Les fins de non recevoir l’ulcèrent d’autant plus que Harry Gordon-Pirie, lui,
réussit sans peine à faire publier son essai, "Innocent Le Grand". Du coup, le Grand
Maître de l’Ordre de la Sanctissima Sophia commence à sérieusement lui déplaire: "Ce
n’était pas un freluquet méchant, mais c’était un sot fort colossal (...)(Le) traiter comme
un égal, au point de vue intellectuel, ou comme un ami digne de confiance, c’était une
simple perte de temps. Sans doute il avait certaines capacités: mais leur étendue
dépendait de la volonté et de l’habileté de celui qui tirait les ficelles. Crabbe (qui
commençait à en avoir assez du rôle de tireur de ficelles) avait laissé tranquille ce
fantoche, auquel il faisait l’honneur d’attribuer une intelligence par reflet."

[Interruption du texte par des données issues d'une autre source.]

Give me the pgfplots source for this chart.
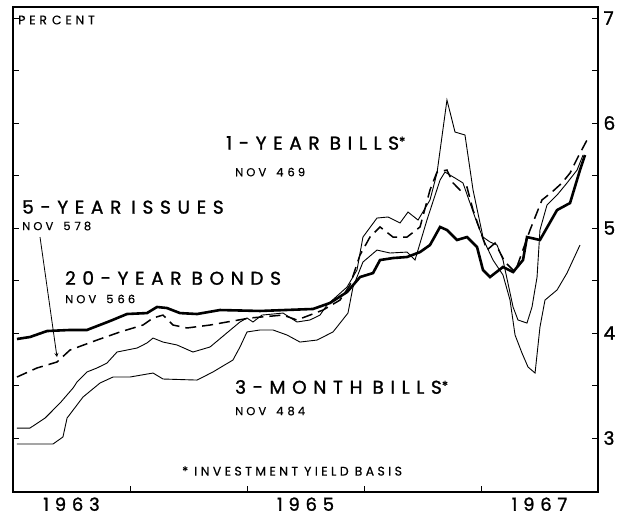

La générosité du "fantoche" et de ses parents permet néanmoins à Rolfe de tenir
bon et de vivre dégagé des soucis matériels les plus pressants pendant plus d’un an. Au
début de l’année 1908, la situation semble soudain devoir s’améliorer. Un éditeur accepte
de publier et "Les Chants de Meleagre" et "Don Renato". Du coup, Taylor, rassuré sur la
solvabilité de son client, lui accorde une nouvelle avance de cent livres, en échange de
quoi Rolfe doit souscrire une assurance sur la vie en faveur de l’avoué.
Par ailleurs, il a rencontré chez les Gordon-Pirie le professeur Richard
MacGilliwray Dawkins, directeur de l’Ecole britannique d’Archéologie d’Athènes. Le
professeur est de passage en Angleterre et, invité par ses voisins et amis, il fait chez eux
la connaissance de Frederick Rolfe: "Je fus immédiatement frappé par la personnalité de
cet homme; non par son savoir qui était superficiel, ni par son histoire qui était
pittoresque, mais par sa personnalité intense et singulière; elle souleva aussitôt mon
intérêt et ma curiosité." Dawkins présente aux yeux de Rolfe deux qualités: il est érudit
et il est riche. Il lui offre donc son amitié, même si c’est en termes ambigus: "Aussi est-ce
avec beaucoup d’intérêt que j’observerai combien de temps nus continuerons à nous
entendre, vous et moi. Ne craignez rien, ce n’est pas moi qui laisserai tomber le premier
cette amitié. Quand elle prendra fin, dites-vous seulement que la malice de mes astres
m’a arraché la corde des mains. Et ne soyez pas surpris: car je ne cesse de danser sur un
volcan... si on peut appeler cela danser." Les pinces du crabe claquent, l’avertissement
est là mais le professeur n’est pas assez fin pour le comprendre.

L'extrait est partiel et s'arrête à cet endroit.